INPUT RECORDS:

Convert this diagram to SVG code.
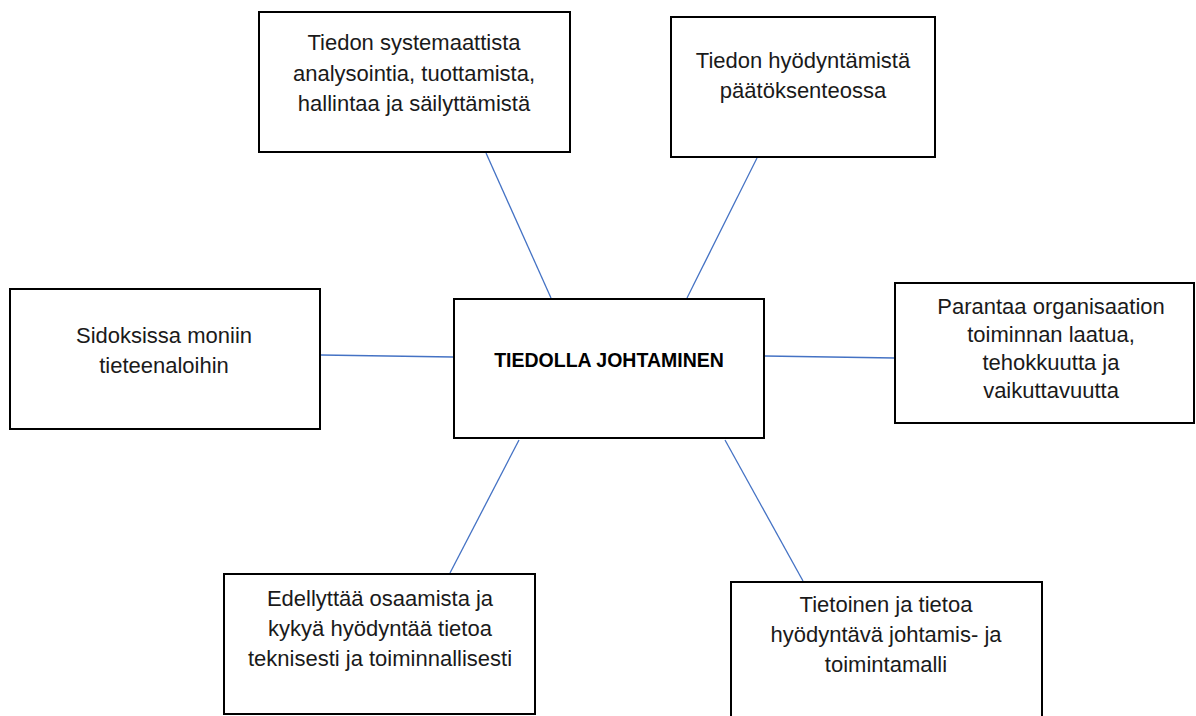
<svg xmlns="http://www.w3.org/2000/svg" width="1196" height="716" viewBox="0 0 1196 716">
<style>
.box{fill:#fff;stroke:#000;stroke-width:2}
.t{font-family:"Liberation Sans",Arial,sans-serif;font-size:22px;fill:#1a1a1a;text-anchor:middle}
.b{font-family:"Liberation Sans",Arial,sans-serif;font-size:19.5px;font-weight:bold;fill:#000;text-anchor:middle}
.c{stroke:#4472C4;stroke-width:1.3;fill:none}
</style>
<rect width="1196" height="716" fill="#fff"/>
<g id="connectors">
<line class="c" x1="486" y1="153" x2="551" y2="298"/>
<line class="c" x1="757" y1="158" x2="687" y2="298"/>
<line class="c" x1="321" y1="355" x2="453" y2="357"/>
<line class="c" x1="765" y1="356" x2="895" y2="358"/>
<line class="c" x1="519" y1="440" x2="450" y2="573"/>
<line class="c" x1="725" y1="440" x2="803" y2="581"/>
</g>
<g id="center">
<rect class="box" x="454" y="299" width="310" height="139"/>
<text class="b" x="609" y="367">TIEDOLLA JOHTAMINEN</text>
</g>
<g id="n1">
<rect class="box" x="259" y="12" width="311" height="140"/>
<text class="t" x="414" y="50">Tiedon systemaattista</text>
<text class="t" x="414" y="81">analysointia, tuottamista,</text>
<text class="t" x="414" y="111">hallintaa ja säilyttämistä</text>
</g>
<g id="n2">
<rect class="box" x="671" y="17" width="264" height="140"/>
<text class="t" x="803" y="68">Tiedon hyödyntämistä</text>
<text class="t" x="803" y="98">päätöksenteossa</text>
</g>
<g id="n3">
<rect class="box" x="10" y="289" width="310" height="140"/>
<text class="t" x="164" y="343">Sidoksissa moniin</text>
<text class="t" x="164" y="373">tieteenaloihin</text>
</g>
<g id="n4">
<rect class="box" x="895" y="283" width="299" height="140"/>
<text class="t" x="1051" y="314">Parantaa organisaation</text>
<text class="t" x="1051" y="342">toiminnan laatua,</text>
<text class="t" x="1051" y="370">tehokkuutta ja</text>
<text class="t" x="1051" y="398">vaikuttavuutta</text>
</g>
<g id="n5">
<rect class="box" x="224" y="574" width="311" height="140"/>
<text class="t" x="380" y="606">Edellyttää osaamista ja</text>
<text class="t" x="380" y="636">kykyä hyödyntää tietoa</text>
<text class="t" x="380" y="666">teknisesti ja toiminnallisesti</text>
</g>
<g id="n6">
<rect class="box" x="731" y="582" width="311" height="140"/>
<text class="t" x="886" y="612">Tietoinen ja tietoa</text>
<text class="t" x="886" y="642">hyödyntävä johtamis- ja</text>
<text class="t" x="886" y="672">toimintamalli</text>
</g>
</svg>
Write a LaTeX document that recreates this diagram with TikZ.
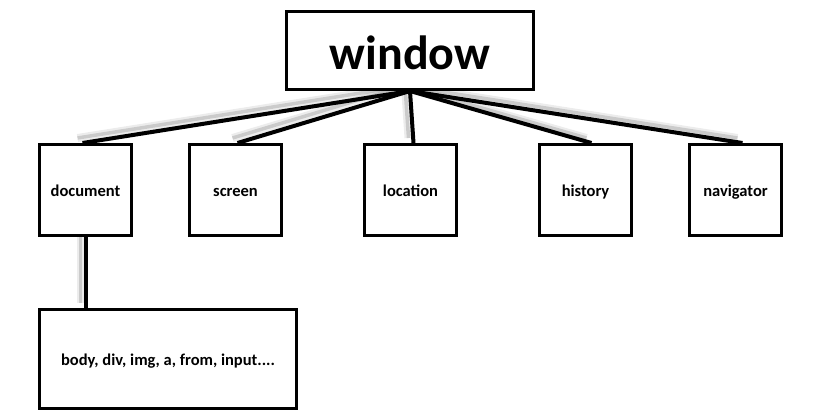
\documentclass[tikz,border=0pt]{standalone}
\usepackage{fontspec}
\setmainfont{Carlito}
\usetikzlibrary{backgrounds}

\begin{document}
\begin{tikzpicture}[x=1pt, y=-1pt,
    box/.style={draw, line width=3pt, fill=white, inner sep=0pt,
        minimum width=92pt, minimum height=91pt,
        text height=16pt, text depth=4pt,
        font=\fontsize{16.5}{19}\selectfont\bfseries},
    link/.style={line width=4pt},
    glow/.style={draw=gray, line width=8pt, opacity=0.15,
        transform canvas={xshift=-5pt, yshift=5pt},
        postaction={draw=gray, line width=3.5pt, opacity=0.3}}]
                \useasboundingbox (0, 0) rectangle (820, 418);

                \node[box, minimum width=247pt, minimum height=78pt,
                    text height=42pt, text depth=5pt,
                    font=\fontsize{48}{56}\selectfont\bfseries] (W) at (410, 50.5) {window};

                \node[box] (A1) at (85.5, 190) {document};
                \node[box] (A2) at (235.5, 190) {screen};
                \node[box] (A3) at (410.5, 190) {location};
                \node[box] (A4) at (585.5, 190) {history};
                \node[box] (A5) at (735.5, 190) {navigator};

                \node[box, minimum width=257pt, minimum height=99pt] (B1) at (168, 359) {body, div, img, a, from, input....};

                \begin{scope}[on background layer]
                \draw[glow] (W.south) -- ([xshift=-3pt]A1.north);
                \draw[glow] (W.south) -- ([xshift=2pt]A2.north);
                \draw[glow] (W.south) -- ([xshift=3pt]A3.north);
                \draw[glow] (W.south) -- ([xshift=6pt]A4.north);
                \draw[glow] (W.south) -- ([xshift=7pt]A5.north);
                \draw[glow] (A1.south) -- (A1.south |- B1.north);
                \end{scope}

                \draw[link] (W.south) -- ([xshift=-3pt]A1.north);
                \draw[link] (W.south) -- ([xshift=2pt]A2.north);
                \draw[link] (W.south) -- ([xshift=3pt]A3.north);
                \draw[link] (W.south) -- ([xshift=6pt]A4.north);
                \draw[link] (W.south) -- ([xshift=7pt]A5.north);

                \draw[link] (A1.south) -- (A1.south |- B1.north);
            \end{tikzpicture}
\end{document}
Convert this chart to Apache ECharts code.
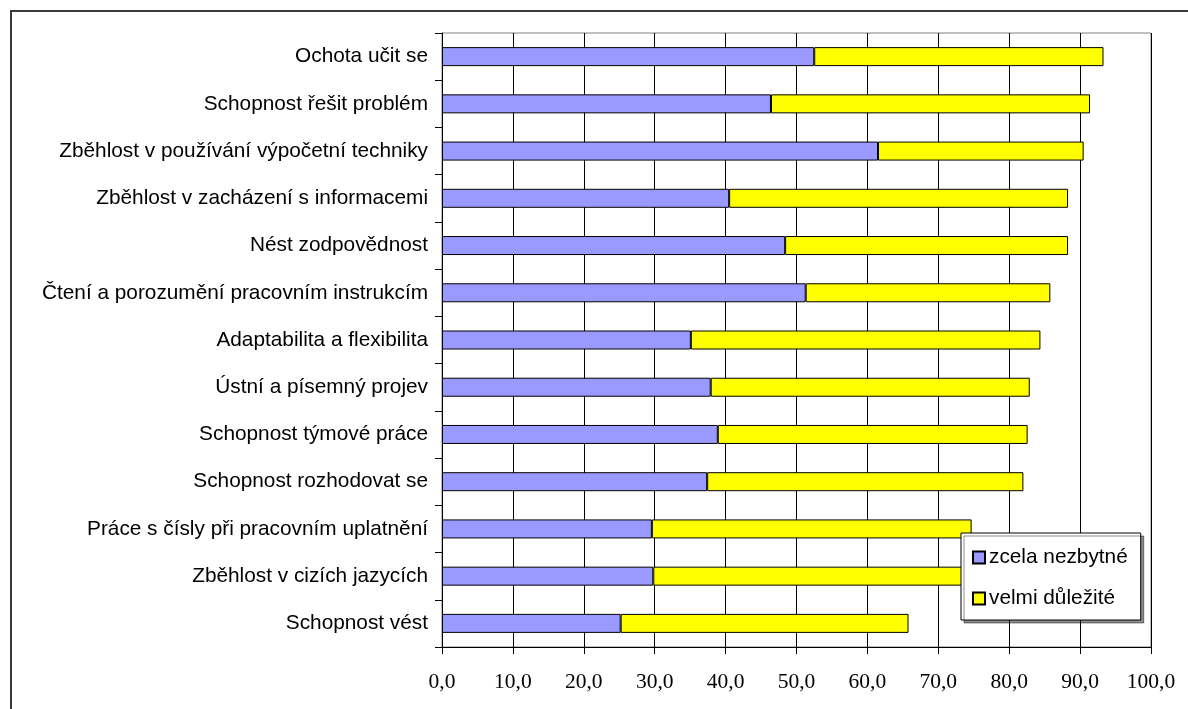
<!DOCTYPE html>
<html>
<head>
<meta charset="utf-8">
<style>
  html, body { margin: 0; padding: 0; background: #fff; }
  #chart { width: 1188px; height: 709px; }
</style>
<script src="https://cdn.jsdelivr.net/npm/echarts@6/dist/echarts.min.js"></script>
</head>
<body>
<div id="chart"></div>
<script>
// Dovednosti, seřazené shora dolů
const categories = [
  'Ochota učit se',
  'Schopnost řešit problém',
  'Zběhlost v používání výpočetní techniky',
  'Zběhlost v zacházení s informacemi',
  'Nést zodpovědnost',
  'Čtení a porozumění pracovním instrukcím',
  'Adaptabilita a flexibilita',
  'Ústní a písemný projev',
  'Schopnost týmové práce',
  'Schopnost rozhodovat se',
  'Práce s čísly při pracovním uplatnění',
  'Zběhlost v cizích jazycích',
  'Schopnost vést'
];

// Podíl odpovědí v %
const zcelaNezbytne = [52.5, 46.4, 61.5, 40.5, 48.4, 51.3, 35.1, 37.9, 38.9, 37.4, 29.6, 29.8, 25.2];
const velmiDulezite = [40.8, 45.0, 29.0, 47.8, 39.9, 34.5, 49.3, 45.0, 43.7, 44.6, 45.1, 46.0, 40.6];

const seriesNames = ['zcela nezbytné', 'velmi důležité'];
const seriesColors = ['#9999FF', '#FFFF00'];

const chart = echarts.init(document.getElementById('chart'), null, { renderer: 'canvas' });

const sansFont = '"Liberation Sans", Arial, sans-serif';
const serifFont = '"Liberation Serif", "Times New Roman", serif';

const makeSeries = (name, data, color) => ({
  name: name,
  type: 'bar',
  stack: 'celkem',
  barWidth: 19,
  data: data,
  itemStyle: {
    color: color,
    borderColor: '#000',
    borderWidth: 1
  },
  emphasis: { disabled: true },
  animation: false
});

chart.setOption({
  animation: false,
  backgroundColor: '#fff',
  textStyle: { fontFamily: sansFont },
  graphic: [{
    type: 'rect',
    shape: { x: 11, y: 11, width: 1200, height: 720 },
    style: { fill: 'none', stroke: '#3a3a3a', lineWidth: 2 },
    silent: true,
    z: -10
  }],
  grid: {
    left: 442,
    right: 37,
    top: 33,
    bottom: 62,
    show: true,
    borderColor: '#808080',
    borderWidth: 1,
    backgroundColor: '#fff'
  },
  legend: {
    orient: 'vertical',
    left: 961,
    top: 533,
    padding: [14, 13, 11, 11],
    itemGap: 20,
    itemWidth: 12,
    itemHeight: 12,
    backgroundColor: '#fff',
    borderColor: '#000',
    borderWidth: 1,
    borderRadius: 0,
    shadowColor: 'rgba(0,0,0,0.45)',
    shadowBlur: 0,
    shadowOffsetX: 3,
    shadowOffsetY: 3,
    textStyle: { fontFamily: sansFont, fontSize: 20.8, color: '#000', padding: [0, 0, 0, -1] },
    data: seriesNames.map(n => ({ name: n, icon: 'rect' })),
    selectedMode: false
  },
  xAxis: {
    type: 'value',
    min: 0,
    max: 100,
    interval: 10,
    axisLine: { show: true, lineStyle: { color: '#000', width: 1 } },
    axisTick: { show: true, length: 7, lineStyle: { color: '#000' } },
    axisLabel: {
      fontFamily: serifFont,
      fontSize: 21.5,
      color: '#000',
      margin: 24,
      formatter: v => v.toFixed(1).replace('.', ',')
    },
    splitLine: { show: true, lineStyle: { color: '#000', width: 1 } }
  },
  yAxis: {
    type: 'category',
    inverse: true,
    data: categories,
    axisLine: { show: true, lineStyle: { color: '#000', width: 1 } },
    axisTick: { show: true, length: 7, lineStyle: { color: '#000' } },
    axisLabel: {
      fontFamily: sansFont,
      fontSize: 20.8,
      color: '#000',
      margin: 14
    },
    splitLine: { show: false }
  },
  series: [
    makeSeries(seriesNames[0], zcelaNezbytne, seriesColors[0]),
    makeSeries(seriesNames[1], velmiDulezite, seriesColors[1])
  ]
});
</script>
</body>
</html>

GIVEN EXERCISE: Retype only the lines above from the one with "Write a LaTeX" through the one with "minimum width=257pt, minimum", exactly and with both ends. Images stay out.

PROBLEM SOLUTION:
Write a LaTeX document that recreates this diagram with TikZ.
\documentclass[tikz,border=0pt]{standalone}
\usepackage{fontspec}
\setmainfont{Carlito}
\usetikzlibrary{backgrounds}

\begin{document}
\begin{tikzpicture}[x=1pt, y=-1pt,
    box/.style={draw, line width=3pt, fill=white, inner sep=0pt,
        minimum width=92pt, minimum height=91pt,
        text height=16pt, text depth=4pt,
        font=\fontsize{16.5}{19}\selectfont\bfseries},
    link/.style={line width=4pt},
    glow/.style={draw=gray, line width=8pt, opacity=0.15,
        transform canvas={xshift=-5pt, yshift=5pt},
        postaction={draw=gray, line width=3.5pt, opacity=0.3}}]
                \useasboundingbox (0, 0) rectangle (820, 418);

                \node[box, minimum width=247pt, minimum height=78pt,
                    text height=42pt, text depth=5pt,
                    font=\fontsize{48}{56}\selectfont\bfseries] (W) at (410, 50.5) {window};

                \node[box] (A1) at (85.5, 190) {document};
                \node[box] (A2) at (235.5, 190) {screen};
                \node[box] (A3) at (410.5, 190) {location};
                \node[box] (A4) at (585.5, 190) {history};
                \node[box] (A5) at (735.5, 190) {navigator};

                \node[box, minimum width=257pt, minimum height=99pt] (B1) at (168, 359) {body, div, img, a, from, input....};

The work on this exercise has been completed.